___ DATA SUPPLIED

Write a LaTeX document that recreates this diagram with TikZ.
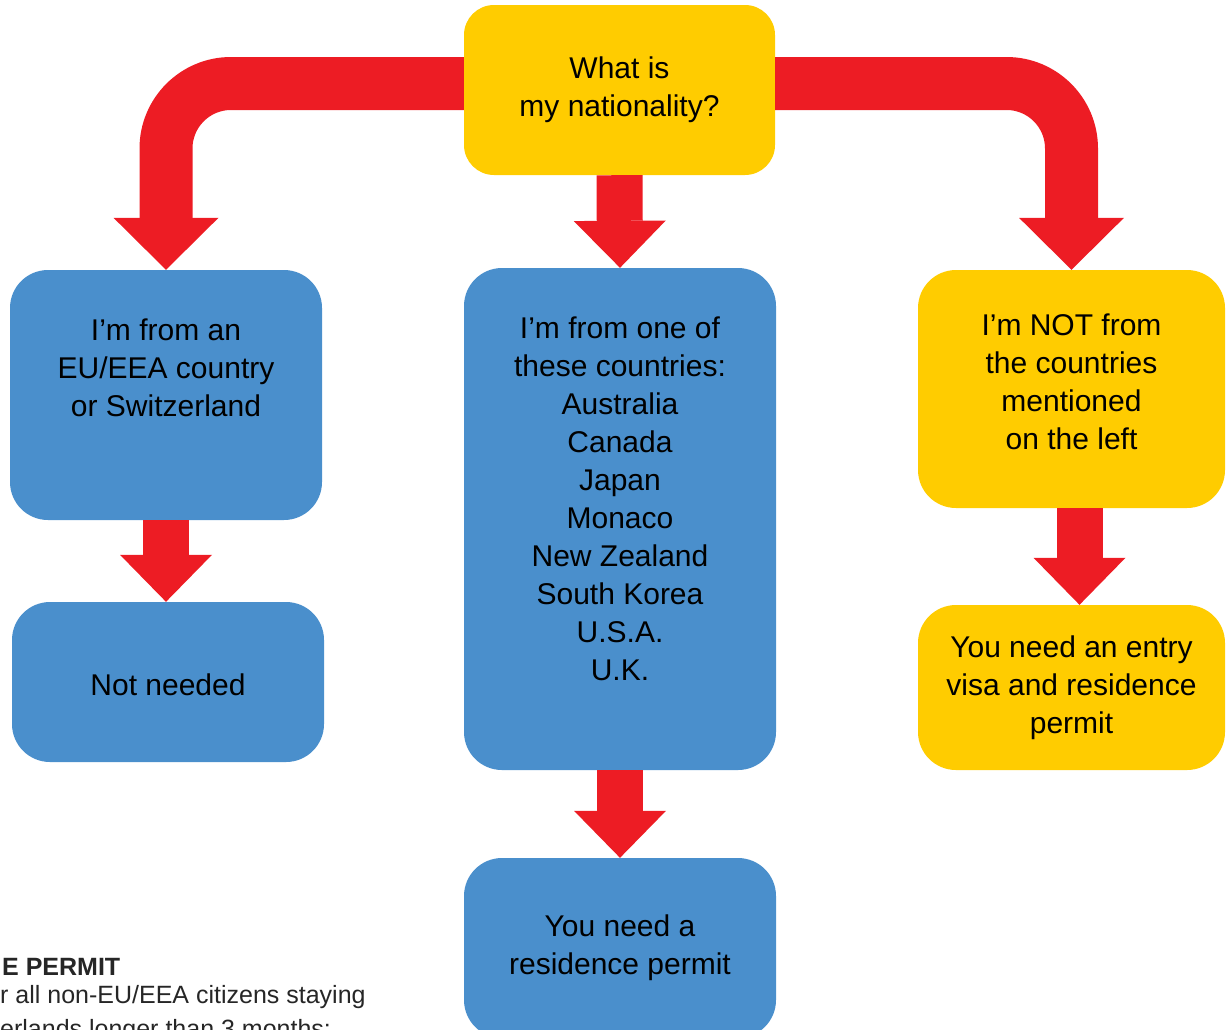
\documentclass[tikz,border=0pt]{standalone}
\usepackage{fontspec}
\setmainfont{Liberation Sans}
\usetikzlibrary{arrows.meta}
\definecolor{flowred}{HTML}{ED1C24}
\definecolor{flowyellow}{HTML}{FFCC00}
\definecolor{flowblue}{HTML}{4A8FCC}
\begin{document}
\begin{tikzpicture}[x=1pt,y=-1pt,
      box/.style={rectangle,rounded corners=38pt,inner sep=0pt,draw=none},
      yellowbox/.style={box,fill=flowyellow},
      bluebox/.style={box,fill=flowblue},
      boxtext/.style={align=center,font=\fontsize{30}{38}\selectfont},
      note/.style={anchor=base west,inner sep=0pt,text=black!85},
      bigarrow/.style={draw=flowred,line width=46pt,-{Triangle[width=92pt,length=47pt,line width=0pt]}},
      bendarrow/.style={draw=flowred,line width=53pt,rounded corners=65pt,-{Triangle[width=105pt,length=52pt,line width=0pt]}}]
    \useasboundingbox (0,0) rectangle (1226,1029);
    \clip (0,0) rectangle (1226,1029);
    % boxes
    \node[yellowbox,rounded corners=30pt,minimum width=311pt,minimum height=170pt] (q) at (619.5,90) {};
    \node[bluebox,minimum width=312pt,minimum height=250pt] (eu) at (166,395) {};
    \node[bluebox,minimum width=312pt,minimum height=502pt] (mid) at (620,519) {};
    \node[yellowbox,minimum width=307pt,minimum height=238pt] (other) at (1071.5,389) {};
    \node[bluebox,minimum width=312pt,minimum height=160pt] (none) at (168,682) {};
    \node[bluebox,minimum width=312pt,minimum height=180pt] (permit) at (620,948) {};
    \node[yellowbox,minimum width=307pt,minimum height=165pt] (visa) at (1071.5,687.5) {};
    % texts
    \node[boxtext] (q-t) at (q) {What is\\my nationality?};
    \node[boxtext,yshift=27pt] (eu-t) at (eu) {I’m from an\\EU/EEA country\\or Switzerland};
    \node[boxtext,yshift=20pt] (mid-t) at (mid) {I’m from one of\\these countries:\\Australia\\Canada\\Japan\\Monaco\\New Zealand\\South Korea\\U.S.A.\\U.K.};
    \node[boxtext,yshift=7pt] (other-t) at (other) {I’m NOT from\\the countries\\mentioned\\on the left};
    \node[boxtext,yshift=-3pt] (none-t) at (none) {Not needed};
    \node[boxtext] (permit-t) at (permit) {You need a\\residence permit};
    \node[boxtext] (visa-t) at (visa) {You need an entry\\visa and residence\\permit};
    % arrows
    \draw[bendarrow] ([yshift=6.5pt]q.west) -| (eu.north);
    \draw[bendarrow] ([yshift=6.5pt]q.east) -| (other.north);
    \draw[bigarrow] (q.south) -- (mid.north);
    \draw[bigarrow] (eu.south) -- (eu.south |- none.north);
    \draw[bigarrow] (mid.south) -- (permit.north);
    \draw[bigarrow] ([xshift=8pt]other.south) -- ([xshift=8pt]other.south |- visa.north);
    % note in the corner
    \node[note,font=\bfseries\fontsize{25}{30}\selectfont] (note-title) at (2,975) {E PERMIT};
    \node[note,font=\fontsize{25}{30}\selectfont] (note-a) at (0,1003) {r all non-EU/EEA citizens staying};
    \node[note,font=\fontsize{25}{30}\selectfont] (note-b) at (0,1037) {erlands longer than 3 months:};
\end{tikzpicture}
\end{document}
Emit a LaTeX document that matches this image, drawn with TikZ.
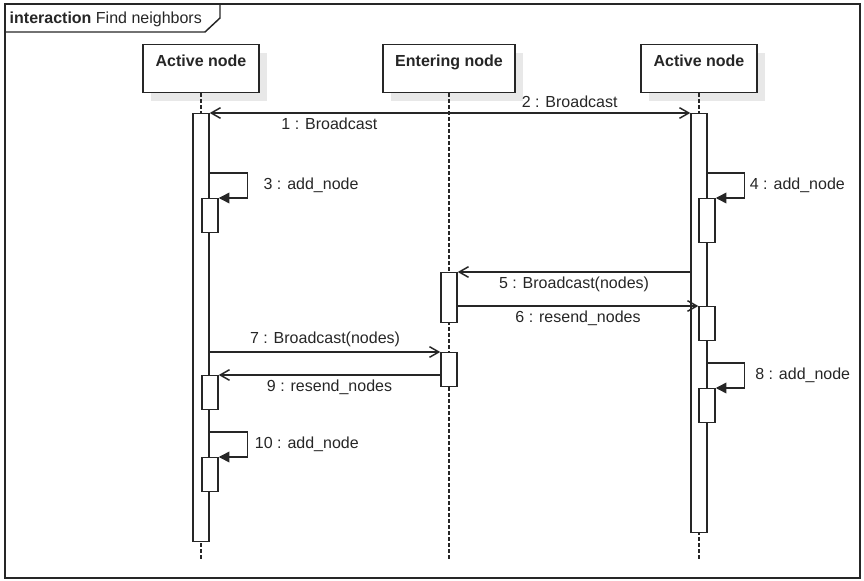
\documentclass[tikz,border=0pt]{standalone}
\usepackage{fontspec}
\setmainfont{Liberation Sans}
\usetikzlibrary{arrows.meta,shadows,calc}

\begin{document}
\begin{tikzpicture}[x=0.75pt, y=-0.75pt, color=black!85, line width=1.1pt,
    font=\fontsize{12}{14}\selectfont,
    head/.style={draw, fill=white, anchor=north, minimum width=87pt, inner ysep=4.5pt,
        text height=12pt, text depth=15pt, font=\fontsize{12}{14}\selectfont\bfseries,
        drop shadow={shadow xshift=6pt, shadow yshift=-6pt, fill=black!9, opacity=1}},
    lifeline/.style={dash pattern=on 2.5pt off 2pt},
    actbar/.style={draw, fill=white, anchor=north, minimum width=12pt, inner sep=0pt},
    msg/.style={-{Straight Barb[length=7pt,width=8pt]}},
    selfmsg/.style={{Triangle[length=8pt,width=8pt]}-}]
    \useasboundingbox (0,0) rectangle (864,581);

    % Frame
    \draw[line width=1.3pt] (5,4) rectangle (860,578);
    \draw (5,32) -- (205,32) -- (220,18) -- (220,4);
    \node[anchor=base west, inner sep=0pt] (frametitle) at (9,24) {\textbf{interaction} Find neighbors};

    % Lifeline heads
    \node[head] (activeL) at (201,44) {Active node};
    \node[head, minimum width=99pt] (entering) at (449,44) {Entering node};
    \node[head] (activeR) at (699,44) {Active node};

    % Lifelines
    \coordinate (endL) at (201,560);
    \coordinate (endM) at (449,560);
    \coordinate (endR) at (699,560);
    \draw[lifeline] (activeL) -- (endL);
    \draw[lifeline] (entering) -- (endM);
    \draw[lifeline] (activeR) -- (endR);

    % Activation bars
    \node[actbar, minimum height=321pt] (barL) at (201,113) {};
    \node[actbar, minimum height=314pt] (barR) at (699,113) {};
    \node[actbar, minimum height=25.5pt] (act3) at (210,198) {};
    \node[actbar, minimum height=33pt] (act4) at (707,198) {};
    \node[actbar, minimum height=37.5pt] (act5) at (449,272) {};
    \node[actbar, minimum height=25.5pt] (act6) at (707,306) {};
    \node[actbar, minimum height=25.5pt] (act7) at (449,352) {};
    \node[actbar, minimum height=25.5pt] (act8) at (707,388) {};
    \node[actbar, minimum height=25.5pt] (act9) at (210,375) {};
    \node[actbar, minimum height=25.5pt] (act10) at (210,457) {};

    % Messages
    \coordinate (src) at (449,113);
    \draw[msg] (src) -- (barL.north east) node[midway, below] {1 : Broadcast};
    \draw[msg] (src) -- (barR.north west) node[midway, above] {2 : Broadcast};
    \draw[selfmsg] (act3.north east) -- ++(29,0) -- ++(0,-25) node[midway, right, xshift=8pt] {3 : add\_node} -- ++(-38,0);
    \draw[selfmsg] (act4.north east) -- ++(29,0) -- ++(0,-25) node[midway, right] {4 : add\_node} -- ++(-38,0);
    \draw[msg] (barR.west |- act5.north) -- (act5.north east) node[midway, below] {5 : Broadcast(nodes)};
    \draw[msg] (act5.east |- act6.north) -- (act6.north west) node[midway, below] {6 : resend\_nodes};
    \draw[msg] (barL.east |- act7.north) -- (act7.north west) node[midway, above] {7 : Broadcast(nodes)};
    \draw[selfmsg] (act8.north east) -- ++(29,0) -- ++(0,-25) node[midway, right, xshift=4pt] {8 : add\_node} -- ++(-38,0);
    \draw[msg] (act7.west |- act9.north) -- (act9.north east) node[midway, below] {9 : resend\_nodes};
    \draw[selfmsg] (act10.north east) -- ++(29,0) -- ++(0,-25) node[midway, right, xshift=1.5pt] {10 : add\_node} -- ++(-38,0);

\end{tikzpicture}
\end{document}
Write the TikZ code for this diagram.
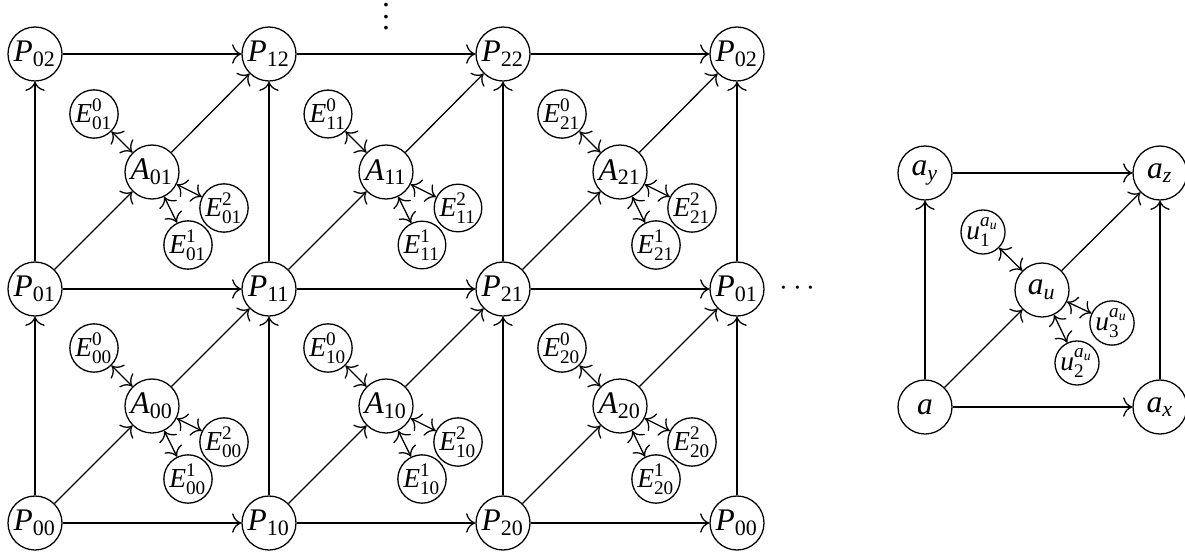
\documentclass[tikz,border=0pt]{standalone}
\usepackage{amsmath}
\usepackage{fontspec}
\setmainfont{Liberation Serif}
\usetikzlibrary{arrows.meta}
\begin{document}
\begin{tikzpicture}[x=0.35pt,y=-0.35pt,
  font=\fontsize{11}{13}\selectfont,
  big/.style={circle,draw,line width=0.45pt,inner sep=0pt,minimum size=18.9pt},
  small/.style={circle,draw,line width=0.45pt,inner sep=0pt,minimum size=14.3pt,font=\fontsize{9.6}{11}\selectfont},
  arr/.style={-{To[scale=1.25]},line width=0.45pt},
  barr/.style={{To[scale=1.25]}-{To[scale=1.25]},line width=0.45pt}]
\useasboundingbox (0,0) rectangle (1185,554);
% grid nodes
\foreach \i/\x in {0/35,1/269,2/503}{
  \foreach \j/\y in {0/523,1/289,2/54}{
    \node[big] (P\i\j) at (\x,\y) {$\text{\itshape P}_{\text{\i\j}}$};
  }
}
\foreach \j/\y in {0/523,1/289,2/54}{
  \node[big] (Q\j) at (737,\y) {$\text{\itshape P}_{\text{0\j}}$};
}
% A and E nodes
\foreach \i in {0,1,2}{
  \foreach \j in {0,1}{
    \path (P\i\j) ++(117,-117) node[big] (A\i\j) {$\text{\itshape A}_{\text{\i\j}}$};
    \path (A\i\j) ++(-58,-58) node[small] (E\i\j a) {$\text{\itshape E}^{\text{0}}_{\text{\i\j}}$};
    \path (A\i\j) ++(36,73) node[small] (E\i\j b) {$\text{\itshape E}^{\text{1}}_{\text{\i\j}}$};
    \path (A\i\j) ++(72,36) node[small] (E\i\j c) {$\text{\itshape E}^{\text{2}}_{\text{\i\j}}$};
    \draw[barr] (A\i\j) -- (E\i\j a);
    \draw[barr] (A\i\j) -- (E\i\j b);
    \draw[barr] (A\i\j) -- (E\i\j c);
    \draw[arr] (P\i\j) -- (A\i\j);
  }
}
% diagonals from A to upper-right P
\foreach \j/\nj in {0/1,1/2}{
  \draw[arr] (A0\j) -- (P1\nj);
  \draw[arr] (A1\j) -- (P2\nj);
  \draw[arr] (A2\j) -- (Q\nj);
}
% horizontal arrows
\foreach \j in {0,1,2}{
  \draw[arr] (P0\j) -- (P1\j);
  \draw[arr] (P1\j) -- (P2\j);
  \draw[arr] (P2\j) -- (Q\j);
}
% vertical arrows
\foreach \c in {P0,P1,P2,Q}{
  \draw[arr] (\c0) -- (\c1);
  \draw[arr] (\c1) -- (\c2);
}
% dots
\node[inner sep=0pt,anchor=north] (vd) at (386,-14) {$\vdots$};
\node[inner sep=0pt] (hd) at (800,289) {$\cdots$};
% right diagram
\node[big] (a) at (925,407) {$\text{\itshape a}$};
\node[big] (ax) at (1160,407) {$\text{\itshape a}_{\text{\itshape x}}$};
\node[big] (ay) at (925,173) {$\text{\itshape a}_{\text{\itshape y}}$};
\node[big] (az) at (1160,173) {$\text{\itshape a}_{\text{\itshape z}}$};
\node[big] (au) at (1042,290) {$\text{\itshape a}_{\text{\itshape u}}$};
\path (au) ++(-59,-58) node[small] (u1) {$\text{\itshape u}^{\text{\itshape a}_{\text{\itshape u}}}_{\text{1}}$};
\path (au) ++(35,73) node[small] (u2) {$\text{\itshape u}^{\text{\itshape a}_{\text{\itshape u}}}_{\text{2}}$};
\path (au) ++(70,33) node[small] (u3) {$\text{\itshape u}^{\text{\itshape a}_{\text{\itshape u}}}_{\text{3}}$};
\draw[arr] (a) -- (ax);
\draw[arr] (a) -- (ay);
\draw[arr] (ay) -- (az);
\draw[arr] (ax) -- (az);
\draw[arr] (a) -- (au);
\draw[arr] (au) -- (az);
\draw[barr] (au) -- (u1);
\draw[barr] (au) -- (u2);
\draw[barr] (au) -- (u3);
\end{tikzpicture}
\end{document}
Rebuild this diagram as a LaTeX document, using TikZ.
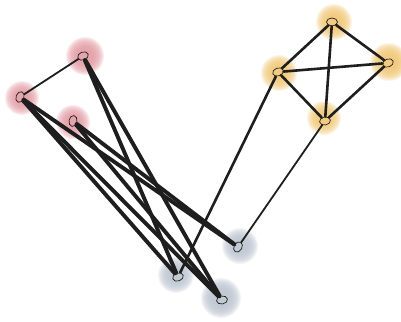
\documentclass[tikz,border=0pt]{standalone}
\usetikzlibrary{shapes.geometric}
\definecolor{blobred}{RGB}{226,156,164}
\definecolor{blobyel}{RGB}{240,198,116}
\definecolor{blobgray}{RGB}{188,196,208}
\definecolor{ink}{RGB}{30,30,30}
\tikzset{
  vtx/.style={ellipse, draw=ink, line width=0.7pt, minimum width=11pt, minimum height=8pt, inner sep=0pt},
  edg/.style={draw=ink, line cap=round, line width=3.9pt},
  thinedg/.style={draw=ink, line cap=round, line width=1.8pt},
  midedg/.style={draw=ink, line cap=round, line width=2.6pt},
}
\newcommand{\myblob}[3]{%
  \foreach \k in {0,...,11} {\fill[#1, opacity=0.18] #2 circle ({#3+1-\k*1.0});}
}
\begin{document}
\begin{tikzpicture}[x=1pt,y=-1pt]
\useasboundingbox (0,0) rectangle (401,321);
% blobs
\myblob{blobred}{(85,56)}{18}
\myblob{blobred}{(22,98)}{16}
\myblob{blobred}{(73,122)}{16}
\myblob{blobyel}{(334,22)}{17}
\myblob{blobyel}{(389,62)}{18}
\myblob{blobyel}{(279,73)}{17}
\myblob{blobyel}{(324,118)}{16}
\myblob{blobgray}{(240,246)}{17}
\myblob{blobgray}{(176,275)}{17}
\myblob{blobgray}{(221,298)}{19}
% vertices
\node[vtx, rotate=20] (r1) at (83,56) {};
\node[vtx, rotate=70] (r2) at (20,97) {};
\node[vtx, rotate=80] (r3) at (73,121) {};
\node[vtx] (y1) at (332,22) {};
\node[vtx, rotate=20] (y2) at (388,63) {};
\node[vtx, rotate=20] (y3) at (278,72) {};
\node[vtx, rotate=10] (y4) at (325,121) {};
\node[vtx, rotate=60] (g1) at (238,247) {};
\node[vtx, rotate=20] (g2) at (178,277) {};
\node[vtx, rotate=10] (g3) at (222,300) {};
% edges
\draw[thinedg] (r1) -- (r2);
\draw[midedg] (y3) -- (y1);
\draw[midedg] (y1) -- (y2);
\draw[midedg] (y1) -- (y4);
\draw[midedg] (y3) -- (y2);
\draw[midedg] (y3) -- (y4);
\draw[midedg] (y2) -- (y4);
\draw[midedg] (y3) -- (g2);
\draw[thinedg] (y4) -- (g1);
\draw[edg] (r1) -- (g2);
\draw[edg] (r1) -- (g3);
\draw[edg] (r2) -- (g2);
\draw[edg] (r2) -- (g3);
\draw[edg] (r2) -- (g1);
\draw[edg] (r3) -- (g1);
\draw[edg] (r3) -- (g3);
\end{tikzpicture}
\end{document}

______

--- EXERCISE PROMPT ---
Reproduce each line holding the word "this".

--- EXERCISE ANSWER ---
Write a LaTeX document that recreates this diagram with TikZ.
Emit a LaTeX document that matches this image, drawn with TikZ.
Write the TikZ code for this diagram.
Rebuild this diagram as a LaTeX document, using TikZ.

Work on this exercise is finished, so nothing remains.